R_25s = [m["voltage"]/m["current"] for num, measurements in fuses.items() for m in measurements if 24<=m["temperature"].value<=26 and m["current"].value < 0.2]
R_25 = sum(x.value for x in R_25s) / len(R_25s)
print("Resistance at 25 °C: %.4f" % R_25)

U_melt = 5
I_melt = 1.5
R_melt = U_melt / I_melt
# r2 = r1*(1+alpha*(T2-T1))
# <=> T2 = T1 + (r2/r1 - 1)/alpha
T_melt = (R_melt/R_25 - 1)/alpha_avg + 25
print("Rough estimation of melting temperature: %.1f °C" % T_melt)
T_melt_min = (R_melt/R_25 - 1)/alpha_max + 25
print("Rough estimation of melting temperature with alpha_max: %.1f °C" % T_melt_min)
num:   avg      min      max      [1/K]
3:      0.0018, -0.0000,  0.0056
4:      0.0018, -0.0000,  0.0050
5:      0.0018,  0.0004,  0.0039
6:      0.0019,  0.0006,  0.0039
7:      0.0019,  0.0007,  0.0034
8:      0.0023,  0.0011,  0.0041
9:      0.0026,  0.0016,  0.0042
total:  0.0020, -0.0000,  0.0056
Resistance at 25 °C: 0.3150
Rough estimation of melting temperature: 4758.2 °C
Rough estimation of melting temperature with alpha_max: 1729.0 °C

A melting point of almost 5000 °C. That can’t be right!

Let’s try something else: More temperature but less steady state:

Test setup with hot air

The temperature will rise and fall very quickly with that setup so we don’t really have a steady state. My plan was to keep it at a constant temperature for some time but the hot air gun has significant variations in temperature so that won’t work. I heat it up and then take measurements while cooling down. That way, the multimeter will get an accurate reading of the case temperature, at least. The measurements are all over the place, though:

Test results with hot air

The blue dots are my measurements, the orange dots are for 0.347 Ohms at 25 °C and a thermal coefficient of 0.0028 1/K. This is not too far from my previous values but the melting point would be at 3100 °C. Still to high!

I know one problem with my measurements: I have to keep power dissipation constant but I do keep the current constant. Power dissipation will rise with resistance, which will increase internal temperature, which will increase the resistance. Thus, we will estimate an alpha that is too high but I think our alpha is actually too low.

I’m giving up for now. Those measurements cannot be right, I think. Do you have any ideas?

We can try something else: Wikipedia says that the wire is usually made of copper or silver.

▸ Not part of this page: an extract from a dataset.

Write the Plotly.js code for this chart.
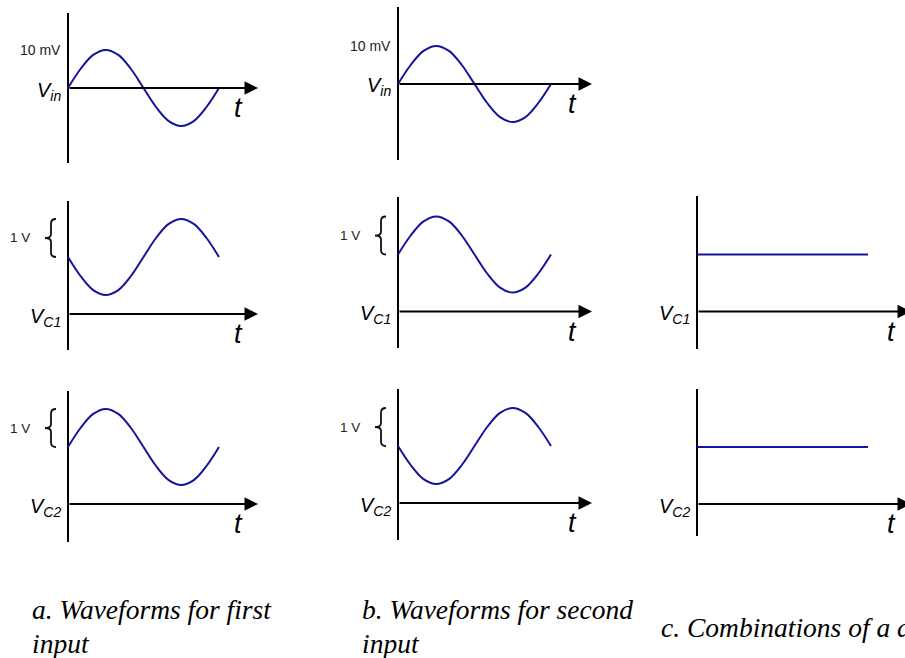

R_25 = 0.310       # [Ohm], use measurement with low current for less inside heating
alpha_cu = 0.00393 # [1/K]
alpha_ag = 0.0038  # [1/K]
Tmelt_cu = 1085    # [°C]
Tmelt_ag =  962    # [°C]
Rmelt_cu = R_25 * (1 + alpha_cu*(Tmelt_cu - 25))
display(Rmelt_cu)  # -> 1.60 Ohm
Rmelt_ag = R_25 * (1 + alpha_ag*(Tmelt_ag - 25))
display(Rmelt_ag)  # -> 1.41 Ohm

Both of them don’t match the 3.33 Ohm that we have calculated earlier. Maybe my estimation of the resistance at the melting point isn’t right?

To be continued… as soon as I have more ideas for what I can try.

Future work

I still have seven fuses left. I don’t want to destroy them for no good reason and I might need some for my multimeter (not too many, I hope). Feel free to suggest additional tests.

  • Calculate the energy and/ or I^2*t for my measurements.
  • Do a long term test at 440 mA and 1000 seconds at 1 A.
  • Can we test the fuse at high currents? A friends has a capacitor bank. With that, we still cannot control the current but we can control the total energy. Is that enough for a useful test?
  • Can we estimate the blowing current or energy in a non-destructive way, e.g. estimate wire diameter and heat dissipation at lower currents?